Driving in the Winter
I would highly recommend checking your car/van on a weekly basis, this is something I do every weekend all year around.
Due to cold conditions, coupled with the increased chance of wet, icy, and snow-covered road surfaces, can lead to stopping distances doubling if the road surface is wet. These distances increasing by tenfold if the road surface is icy or covered with snow. In addition, cold, clear and sunny winter days can also bring additional hazards such as strong glare which can prove to be blinding for many motorists.
The conditions outlined can all increase the level of risk for the road user. Whether driving for business or pleasure, the risks should not be ignored.
If you have ever broken down, you will no doubt agree that it is not a pleasant experience, especially if you had to wait for you vehicle to be recovery while standing at the side of the road or on the hard shoulder of motorway on a cold winter’s day.
Therefore, you need to be prepared to handle the difficult driving conditions that might result during the forthcoming winter months.
Here are a few checks you can carry out to make sure you and your vehicle are prepared for winter driving:
- Make sure your vehicle is in a road worthy condition.
- Always check the weather forecast before you start your journey, if the weather is looking particularly bad then delay your trip until the weather has improved.
- Plan your route before you start your journey, let someone know your route and expected time of arrival, always allow extra time for winter journeys.
- Always keep a full tank of fuel you never know when you might get delayed.
- Ensure that you have suitable breakdown cover.
- Keep your lights, windows and mirrors clean and free from ice and snow, remember to also clear the snow from the roof of your vehicle before you start your journey.
- Make sure wipers and lights are in good working order.
- Add anti-freeze to the radiator and winter additive to the windscreen washer bottles.
- Check that tyres have plenty of tread depth and are maintained at the correct pressure
- Carry a winter driving kit in case of emergency, this might include, a snow/ice scraper, fully charged mobile phone, de-icer, winter coats for all passengers etc.

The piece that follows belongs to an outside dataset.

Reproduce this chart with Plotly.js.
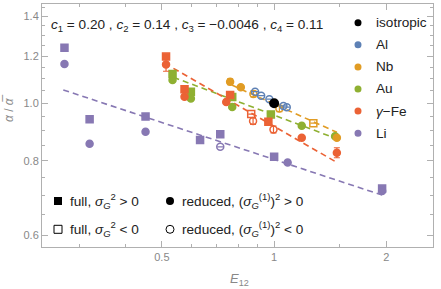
<!DOCTYPE html>
<html><head><meta charset="utf-8">
<script src="https://cdn.plot.ly/plotly-3.0.1.min.js"></script>
<style>html,body{margin:0;padding:0;background:#fff}#chart{width:441px;height:289px}</style>
</head><body><div id="chart"></div>
<script>
// ---- data ----
const materials = ['isotropic','Al','Nb','Au','γ-Fe','Li'];
const legendLabels = ['isotropic','Al','Nb','Au','<i>γ</i>−Fe','Li'];
const coefIndex = ['1','2','3','4'];
const coefValues = ['0.20','0.14','−0.0046','0.11'];

// kind: F+ full σG²>0, F- full σG²<0, R+ reduced >0, R- reduced <0
const isoX = [1.0];
const isoY = [1.0];

const alX = [0.889,0.923,0.971,1.059,1.081];
const alY = [1.046,1.030,1.016,0.990,0.985];
const alKind = ['R-','R-','R-','R-','R-'];
const alErr = [0,0,0,0,0];

const nbX = [0.762,0.814,0.880,1.033,1.274,1.473];
const nbY = [1.087,1.064,1.037,0.980,0.926,0.875];
const nbKind = ['R+','R+','R-','R-','F-','R+'];
const nbErr = [0.012,0,0.012,0.012,0,0];

const auX = [0.534,0.534,0.598,0.598,0.772,0.772,0.980,1.186,1.457];
const auY = [1.120,1.094,1.046,1.019,1.025,0.986,0.958,0.917,0.880];
const auKind = ['F+','R+','F+','R+','F+','R+','F+','R+','R+'];
const auErr = [0,0,0,0,0,0,0,0,0];

const feX = [0.513,0.513,0.575,0.575,0.762,0.744,0.868,0.878,0.965,0.996,1.186,1.473];
const feY = [1.198,1.162,1.056,1.026,1.033,1.005,0.959,0.934,0.931,0.904,0.875,0.826];
const feKind = ['F+','R+','F+','R+','F+','R+','F-','R-','F+','R-','R+','R+'];
const feErr = [0,0.03,0,0,0.012,0,0,0.012,0,0.012,0,0.016];

const liX = [0.274,0.274,0.320,0.320,0.452,0.452,0.633,0.717,0.717,1.00,1.087,1.948,1.948];
const liY = [1.240,1.164,0.940,0.855,0.950,0.896,0.868,0.887,0.845,0.813,0.795,0.719,0.712];
const liKind = ['F+','R+','F+','R+','F+','R+','F+','F+','R-','F+','R+','F+','R+'];
const liErr = [0,0,0,0,0,0,0,0,0,0,0,0,0];

// fitted power-law lines (end points)
const liFitX = [0.272,1.948], liFitY = [1.053,0.701];
const feFitX = [0.537,1.475], feFitY = [1.145,0.795];
const auFitX = [0.537,1.457], auFitY = [1.106,0.874];
const nbFitX = [0.770,1.473], nbFitY = [1.073,0.894];

const xTickVals = [0.5,1,2];
const xTickText = ['0.5','1','2'];
const xMinor = [0.3,0.4,0.6,0.7,0.8,0.9,1.5];
const yTickVals = [0.6,0.8,1.0,1.2,1.4];
const yTickText = ['0.6','0.8','1.0','1.2','1.4'];
const yMinor = [0.65,0.7,0.75,0.85,0.9,0.95,1.05,1.1,1.15,1.25,1.3,1.35,1.45];

const legendKinds = ['F+','R+','F-','R-'];
const legendKindText = [
  'full, <i>σ<sub>G</sub></i><sup>2</sup> > 0',
  'reduced, (<i>σ<sub>G</sub></i><sup>(1)</sup>)<sup>2</sup> > 0',
  'full, <i>σ<sub>G</sub></i><sup>2</sup> < 0',
  'reduced, (<i>σ<sub>G</sub></i><sup>(1)</sup>)<sup>2</sup> < 0'
];

// ---- styles ----
const colors = {'isotropic':'#000000','Al':'#5e81b5','Nb':'#e19c24','Au':'#8fb032','γ-Fe':'#eb6235','Li':'#8778b3'};
const symbolFor = {'F+':'square','F-':'square-open','R+':'circle','R-':'circle-open'};
const FONT = 'Liberation Sans, Arial, sans-serif';
const TXT = 13.6;

const traces = [];
function fit(x,y,c){
  traces.push({x:x,y:y,type:'scatter',mode:'lines',line:{color:c,width:1.6,dash:'6px,4px'},hoverinfo:'skip'});
}
fit(liFitX,liFitY,colors['Li']);
fit(nbFitX,nbFitY,colors['Nb']);
fit(auFitX,auFitY,colors['Au']);
fit(feFitX,feFitY,colors['γ-Fe']);

function pts(x,y,kind,err,c){
  traces.push({x:x,y:y,type:'scatter',mode:'markers',
    marker:{color:c,size:7,symbol:kind.map(k=>symbolFor[k]),line:{color:c,width:1.5}},
    error_y:{type:'data',array:err,visible:true,color:c,thickness:1.2,width:3}});
}
pts(liX,liY,liKind,liErr,colors['Li']);
pts(auX,auY,auKind,auErr,colors['Au']);
pts(feX,feY,feKind,feErr,colors['γ-Fe']);
pts(nbX,nbY,nbKind,nbErr,colors['Nb']);
pts(alX,alY,alKind,alErr,colors['Al']);
traces.push({x:isoX,y:isoY,type:'scatter',mode:'markers',marker:{color:'#000',size:10,symbol:'circle'}});

// layout geometry (pixels)
const L=42,R=433,T=4,B=247;
const px = x => (x-L)/(R-L);
const py = y => (B-y)/(B-T);

const annotations = [];
const shapes = [];
annotations.push({xref:'paper',yref:'paper',x:px(49),y:py(25),xanchor:'left',yanchor:'middle',showarrow:false,
  text:coefIndex.map((n,i)=>'<i>c</i><sub>'+n+'</sub> = '+coefValues[i]).join(' , '),
  font:{family:FONT,size:TXT,color:'#222'}});

materials.forEach((m,i)=>{
  const yy = 22.7 + i*22.1;
  shapes.push({type:'circle',xref:'paper',yref:'paper',xsizemode:'pixel',ysizemode:'pixel',
    xanchor:px(358),yanchor:py(yy),x0:-3.5,x1:3.5,y0:-3.5,y1:3.5,fillcolor:colors[m],line:{width:0}});
  annotations.push({xref:'paper',yref:'paper',x:px(374),y:py(yy),xanchor:'left',yanchor:'middle',showarrow:false,
    text:legendLabels[i],font:{family:FONT,size:TXT,color:'#222'}});
});

legendKinds.forEach((k,i)=>{
  const col = i%2, row = Math.floor(i/2);
  const mx = col===0?58:170, tx = col===0?68:180;
  const yy = row===0?201:229.3;
  const filled = k[1]==='+';
  shapes.push({type:k[0]==='F'?'rect':'circle',xref:'paper',yref:'paper',xsizemode:'pixel',ysizemode:'pixel',
    xanchor:px(mx),yanchor:py(yy),x0:-4,x1:4,y0:-4,y1:4,
    fillcolor:filled?'#000':'rgba(0,0,0,0)',line:{color:'#000',width:filled?0:1}});
  annotations.push({xref:'paper',yref:'paper',x:px(tx),y:py(yy),xanchor:'left',yanchor:'middle',showarrow:false,
    text:legendKindText[i],font:{family:FONT,size:TXT,color:'#222'}});
});

annotations.push({xref:'paper',yref:'paper',x:px(239),y:py(279),xanchor:'center',yanchor:'middle',showarrow:false,
  text:'<i>E</i><sub>12</sub>',font:{family:FONT,size:13,color:'#888'}});
annotations.push({xref:'paper',yref:'paper',x:px(9),y:py(108),xanchor:'center',yanchor:'middle',showarrow:false,textangle:-90,
  text:'<i>α</i> / <i>α̅</i>',font:{family:FONT,size:12,color:'#888'}});

const axisCommon = {showline:true,mirror:'allticks',linecolor:'#b0b0b0',linewidth:1,ticks:'inside',ticklen:6,tickwidth:1,
  tickcolor:'#b0b0b0',showgrid:false,zeroline:false,tickfont:{family:FONT,size:11,color:'#888'},tickmode:'array'};

const layout = {
  width:441,height:289,margin:{l:L,r:441-R,t:T,b:289-B},
  paper_bgcolor:'#fff',plot_bgcolor:'#fff',showlegend:false,
  xaxis:Object.assign({},axisCommon,{type:'log',range:[Math.log10(0.2385),Math.log10(2.667)],
    tickvals:xTickVals,ticktext:xTickText,
    minor:{tickmode:'array',tickvals:xMinor,ticks:'inside',ticklen:3,tickcolor:'#b0b0b0'}}),
  yaxis:Object.assign({},axisCommon,{type:'log',range:[-0.2415,0.1669],
    tickvals:yTickVals,ticktext:yTickText,
    minor:{tickmode:'array',tickvals:yMinor,ticks:'inside',ticklen:3,tickcolor:'#b0b0b0'}}),
  annotations:annotations,shapes:shapes
};
Plotly.newPlot('chart',traces,layout,{staticPlot:true,displayModeBar:false});
</script></body></html>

Motorists need to be fully aware of the road conditions during the winter months and be prepared to adapt to the ongoing changing conditions. Even the most experienced drivers can find themselves getting into difficulties.
Legal obligations for employers
Private motorists in the UK must meet certain legal obligations. These include holding a valid driving licence, registering the vehicle, insuring and taxing the vehicle, and ensuring a valid MOT certificate is available for the vehicle is applicable.
However, there are additional legal obligations the employer must comply with when employees are required to drive while at work. Managing the risks to employees who drive at work requires more than just the employer’s compliance with UK road traffic legislation.
The Management of Health and Safety at Work Regulations 1999 requires every employer to undertake an assessment of the risks to the health and safety of their employees and others who may be affected by their work-based activities. These risk assessments will need to include details of the time their employees spend driving while at work, whether this is in a company or hired vehicle, or in the employee’s own vehicle.
The risk assessments will need to identify any risks that result from any work-based driving activities. The assessments will also need to highlight the control measures that have been introduced by the employer to manage those risks.
The regulations require that work-based driving risk assessments are available, and that the assessments are reviewed periodically by the employer to ensure they remains valid and compliant. Employers need consider the risks to employees who drive on Company business in the same way as for any other employee.